Let me return to the Boeing X-45. This will be the first unmanned combat vehicle to come out of a major development program. And it is our real ace in the hole when it comes to the fighter business of tomorrow.
As disappointing as it was to lose the Joint Strike Fighter, this program is not a true game-changer. But unmanned combat air vehicles are. UCAVs are a game-changer.
If anything is clear about the future beyond the next decade, it is the likelihood -- indeed, the inevitability -- of a pronounced shift from manned to unmanned aircraft in carrying out a growing array of combat missions.
At Boeing, we're working hard capture this emerging business. In fact, just two weeks ago, we announced a new business organization to lead us into the unmanned systems of the next decade.
This shift will take place as part of a larger transformation in military affairs. In the past, we have put enormous resources and intelligence into each new generation of platform -- whether airplane, tank, or ship.
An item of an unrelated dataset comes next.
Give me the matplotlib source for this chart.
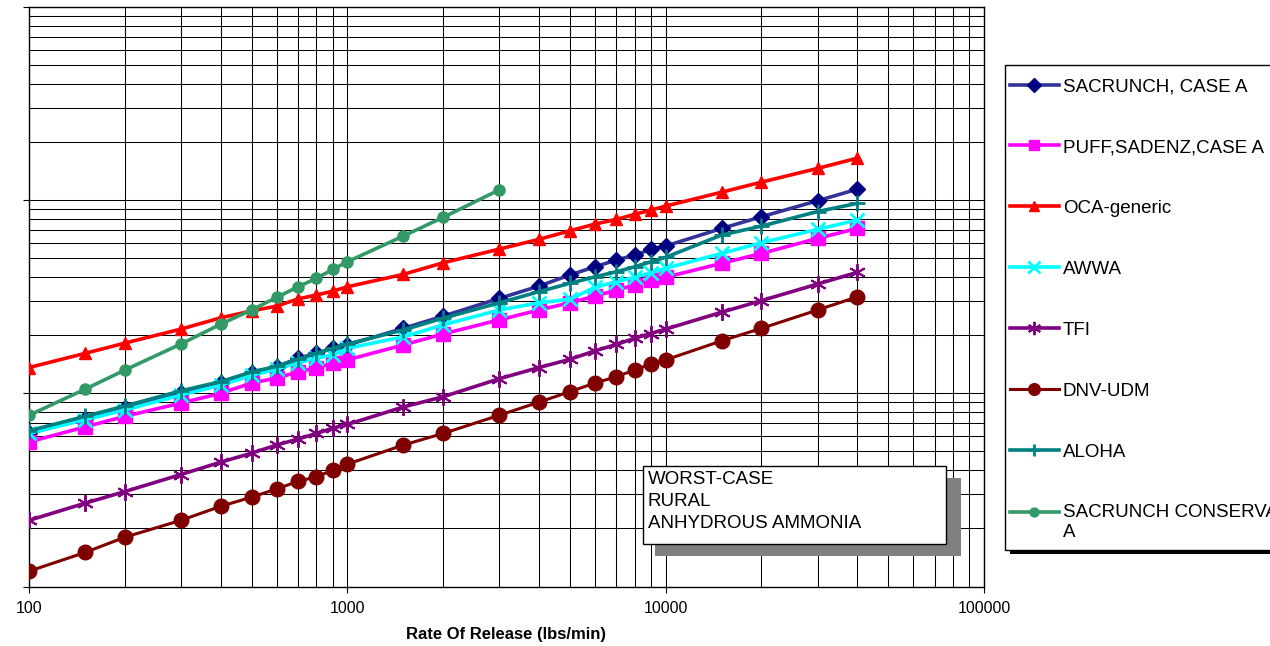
import matplotlib
matplotlib.use("Agg")
import matplotlib.pyplot as plt
from matplotlib.patches import Rectangle

plt.rcParams["font.family"] = ["Liberation Sans", "DejaVu Sans"]

# release rates (lbs/min) shared by every model run
rate = [100, 150, 200, 300, 400, 500, 600, 700, 800, 900, 1000,
        1500, 2000, 3000, 4000, 5000, 6000, 7000, 8000, 9000, 10000,
        15000, 20000, 30000, 40000]
rate_short = rate[:14]  # conservative SACRUNCH run stops at 3000

# endpoint distances per model
sacrunch_case = [0.62, 0.74, 0.84, 1.00, 1.13, 1.27, 1.37, 1.52, 1.61, 1.71, 1.78,
                 2.17, 2.51, 3.10, 3.59, 4.10, 4.52, 4.90, 5.20, 5.56, 5.79,
                 7.14, 8.21, 9.93, 11.4]
puff_sadenz = [0.56, 0.67, 0.76, 0.89, 1.00, 1.13, 1.20, 1.29, 1.36, 1.43, 1.49,
               1.78, 2.03, 2.40, 2.70, 2.94, 3.19, 3.42, 3.64, 3.86, 3.99,
               4.71, 5.30, 6.34, 7.14]
oca_generic = [1.36, 1.61, 1.82, 2.15, 2.46, 2.67, 2.83, 3.08, 3.23, 3.38, 3.56,
               4.13, 4.74, 5.58, 6.27, 6.94, 7.52, 7.95, 8.45, 8.89, 9.32,
               11.0, 12.4, 14.6, 16.5]
awwa = [0.62, 0.73, 0.82, 0.98, 1.10, 1.24, 1.33, 1.44, 1.52, 1.58, 1.71,
        1.96, 2.26, 2.70, 2.94, 3.07, 3.54, 3.78, 3.99, 4.21, 4.44,
        5.30, 6.02, 7.06, 7.89]
tfi = [0.22, 0.27, 0.31, 0.38, 0.44, 0.49, 0.54, 0.58, 0.62, 0.66, 0.69,
       0.85, 0.96, 1.19, 1.36, 1.50, 1.66, 1.79, 1.93, 2.04, 2.15,
       2.63, 3.02, 3.68, 4.23]
dnv_udm = [0.12, 0.15, 0.18, 0.22, 0.26, 0.29, 0.32, 0.35, 0.37, 0.40, 0.43,
           0.54, 0.62, 0.77, 0.90, 1.02, 1.13, 1.22, 1.32, 1.42, 1.49,
           1.87, 2.17, 2.70, 3.16]
aloha = [0.64, 0.76, 0.86, 1.03, 1.15, 1.29, 1.38, 1.50, 1.61, 1.71, 1.80,
         2.13, 2.45, 2.94, 3.36, 3.71, 4.01, 4.26, 4.52, 4.80, 5.06,
         6.60, 7.34, 8.73, 9.63]
sacrunch_cons = [0.77, 1.05, 1.32, 1.80, 2.28, 2.70, 3.14, 3.56, 3.94, 4.38, 4.80,
                 6.52, 8.15, 11.3]

series = [
    ("SACRUNCH, CASE A", rate, sacrunch_case,
     dict(color="#333399", marker="D", mfc="#000080", mec="#000080", ms=8.5)),
    ("PUFF,SADENZ,CASE A", rate, puff_sadenz,
     dict(color="#FF00FF", marker="s", ms=9.5)),
    ("OCA-generic", rate, oca_generic,
     dict(color="#FF0000", marker="^", ms=9)),
    ("AWWA", rate, awwa,
     dict(color="#00FFFF", marker="x", ms=10, mew=2)),
    ("TFI", rate, tfi,
     dict(color="#800080", marker=(6, 2, 0), ms=12, mew=1.4)),
    ("DNV-UDM", rate, dnv_udm,
     dict(color="#800000", marker="o", ms=10.5, lw=2.2)),
    ("ALOHA", rate, aloha,
     dict(color="#008080", marker="+", ms=11, mew=2)),
    ("SACRUNCH CONSERVATIVE\nA", rate_short, sacrunch_cons,
     dict(color="#339966", marker="o", ms=8)),
]

W, H = 1270, 646
fig = plt.figure(figsize=(W / 100, H / 100), dpi=100)
ax = fig.add_axes([29 / W, 1 - 586.5 / H, 955 / W, 579.5 / H])

for label, xs, ys, style in series:
    style.setdefault("lw", 2.6)
    ax.plot(xs, ys, label=label, zorder=3, **style)

ax.set_xscale("log")
ax.set_yscale("log")
ax.set_xlim(100, 100000)
ax.set_ylim(0.1, 100)

ax.grid(True, which="both", color="black", lw=0.75)
ax.set_axisbelow(True)
for sp in ax.spines.values():
    sp.set_color("black")
    sp.set_linewidth(1.0)

ax.tick_params(axis="both", which="major", direction="out", length=4,
               width=0.8, color="black")
ax.tick_params(axis="both", which="minor", length=0)
ax.tick_params(axis="y", labelleft=False)
ax.tick_params(axis="x", labelsize=11.5, pad=6.5)
ax.set_xticks([100, 1000, 10000, 100000])
ax.set_xticklabels(["100", "1000", "10000", "100000"])

ax.set_xlabel("Rate Of Release (lbs/min)", fontsize=12, fontweight="bold")
ax.xaxis.set_label_coords(0.5, -0.0705)

# condition note with drop shadow
ax.add_patch(Rectangle((0.6555, 0.0526), 0.3205, 0.1344, transform=ax.transAxes,
                       facecolor="#808080", edgecolor="none", zorder=5))
ax.add_patch(Rectangle((0.643, 0.0733), 0.317, 0.1347, transform=ax.transAxes,
                       facecolor="white", edgecolor="black", lw=1.0, zorder=6))
ax.text(0.648, 0.199, "WORST-CASE\nRURAL\nANHYDROUS AMMONIA",
        transform=ax.transAxes, ha="left", va="top", fontsize=13.5,
        linespacing=1.38, zorder=7)

# legend box (runs past the right edge) with a black drop shadow
fig.add_artist(Rectangle((1010 / W, 1 - 553.5 / H), 300 / W, 480 / H,
                         transform=fig.transFigure, facecolor="black",
                         edgecolor="none", zorder=3))
fig.add_artist(Rectangle((1005 / W, 1 - 550 / H), 300 / W, 485 / H,
                         transform=fig.transFigure, facecolor="white",
                         edgecolor="black", lw=1.0, zorder=4))

leg = fig.legend(loc="upper left", bbox_to_anchor=(1010 / W, 1 - 78 / H),
                 borderaxespad=0, borderpad=0, labelspacing=2.335,
                 handlelength=2.6, handletextpad=0.21, markerscale=0.8,
                 fontsize=13.5, frameon=False)
leg.set_zorder(5)

# keep the two-line entry's key level with its first line
last = leg.legend_handles[-1]
last.set_ydata([y + 7.5 for y in last.get_ydata()])

fig.savefig("out.png", dpi=100)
In the future, we will put more and more of the intelligence at a higher level -- in the network that ties all of the individual platforms together and that provides all of our warfighters not just with air superiority, but with true information dominance.
In closing, let me just say that I would love to come back here on Dec. 17, 2003, for the 100th anniversary of the first manned and powered flight.
Speaking as someone with more than fifteen thousand "flight" hours aboard some of our Navy's finest submarines, I defer to no one in my admiration for the Wright Brothers.
But I beg to differ with the scholar who said that there was nothing fundamentally different in aviation since their historic first flight. We are entering a whole new era of unmanned flight. That is something that will make the 21st century fundamentally different than the 20th.
And not only that, but the century-old disconnect between the earth and the air is coming to an end. With new space-based networks and systems, we are going to connect people on the ground, at sea, and in the air in new and fundamentally different ways.
I firmly believe that the 21st century is going to be the most exciting century in the history of flight.